Thursday, April 1, 2010

Infernal affairs: L'Enfer d'Henri-Georges Clouzot

Henri-Georges Clouzot with Romy Schneider on the set of L'Enfer

Henri-Georges Clouzot had endured dismissal from the German film industry for his Jewish associations, dismissal from the French film industry for his Nazi associations, and a bout of tuberculosis between. Upon resuming filmmaking in 1947 he directed some of the greatest French films of the postwar era, such as
The Wages of Fear and Les Diaboliques. The latter was adapted from Boileau-Narcejac’s novel, a property hotly desired by Alfred Hitchcock, who would come to greatly admire Clouzot’s realization.


The Clouzot-Hitchcock connection is curious. Both specialized in nerve-rattling thrillers permeated with nastiness and mental instability. Both were exacting in their craft, famed for their meticulous storyboards, which were followed with such precision that Hitchcock had suggested only half-jokingly that he needn’t show up on set. But the influential critics who would soon become France’s leading filmmakers ostracized Clouzot as resolutely as they revered Hitchcock, and by the end of the ’50s Clouzot might have felt his own relevance slipping away under the force of the New Wave. He sought to refurbish his art, was immensely taken with the formal and erotic innovations in Fellini’s
8 1/2, and set out to create a film that would plumb his own anxieties. L’Enfer would demolish Clouzot’s reputation as an antique. It would be a story of sexual obsession, a radically subjective descent into the debilitating jealousy felt by a less-than-attractive older provincial hotel manager (Serge Reggiani) toward his luscious younger wife (Romy Schneider). But it fell into the familiar trap: too much money, too much ego, and a virtual absence of anyone who might challenge the director’s authority. L’Enfer was never completed, though a tremendous amount of material was shot, not enough for a reconstruction, but more than enough to create a documentary about the project’s development and catastrophic collapse.


Directed by Serge Bromberg and Ruxandra Medrea,
L’Enfer d’Henri-Georges Clouzot uses interviews with Clouzot’s associates and collaborators and workshop performances of scenes never filmed to provide context and flesh out Clouzot’s narrative respectively. Yet nothing in this making-of-a-movie-never-made is half as compelling as watching Clouzot’s archival footage set against Gilbert Amy’s alternately brooding and abstract acoustic-electro score. Clouzot dug out everything save the kitchen sink to assemble a stockade of poppy, kaleidoscopic images, grotesque distortions, colour manipulations, and cock-teasing shots of Schneider, scantily clad or even naked, water skiing or suggestively smoking cigarettes. One image shows her tied to train tracks, breasts heaving in fear, as a charging locomotive approaches. Whether this material could have amounted to more than an assembly of fascinating, arousing and well made, if dated, imagery is difficult to determine, but as the promise of something lost it’s utterly seductive.

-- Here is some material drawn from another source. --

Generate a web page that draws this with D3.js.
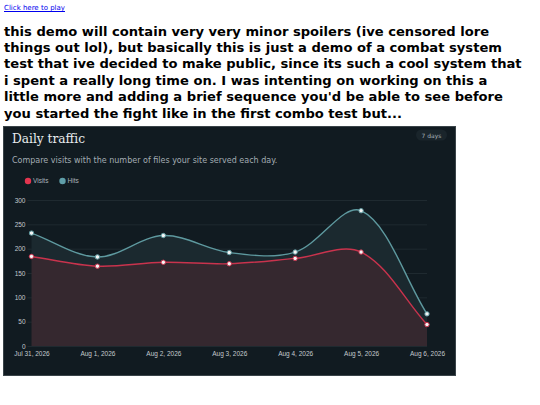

L’Enfer d’Henri-Georges Clouzot is otherwise sturdy but pedestrian, something we can be grateful for having even if it isn’t exactly great in itself. Even on the level of providing pertinent historical facts it’s a little light, with an abrupt ending that gives little sense of the production’s aftermath, and no mention whatsoever of the 1994 Claude Chabrol film made from Clouzot’s script. There certainly isn’t any insight into what might have saved L’Enfer, even of the most fanciful sort. My dream version of the film? A complete re-shoot in which Reggiani is replaced by Clouzot himself, puffing away on his pipe, trapped in the sun-soaked erotic nightmare he himself created.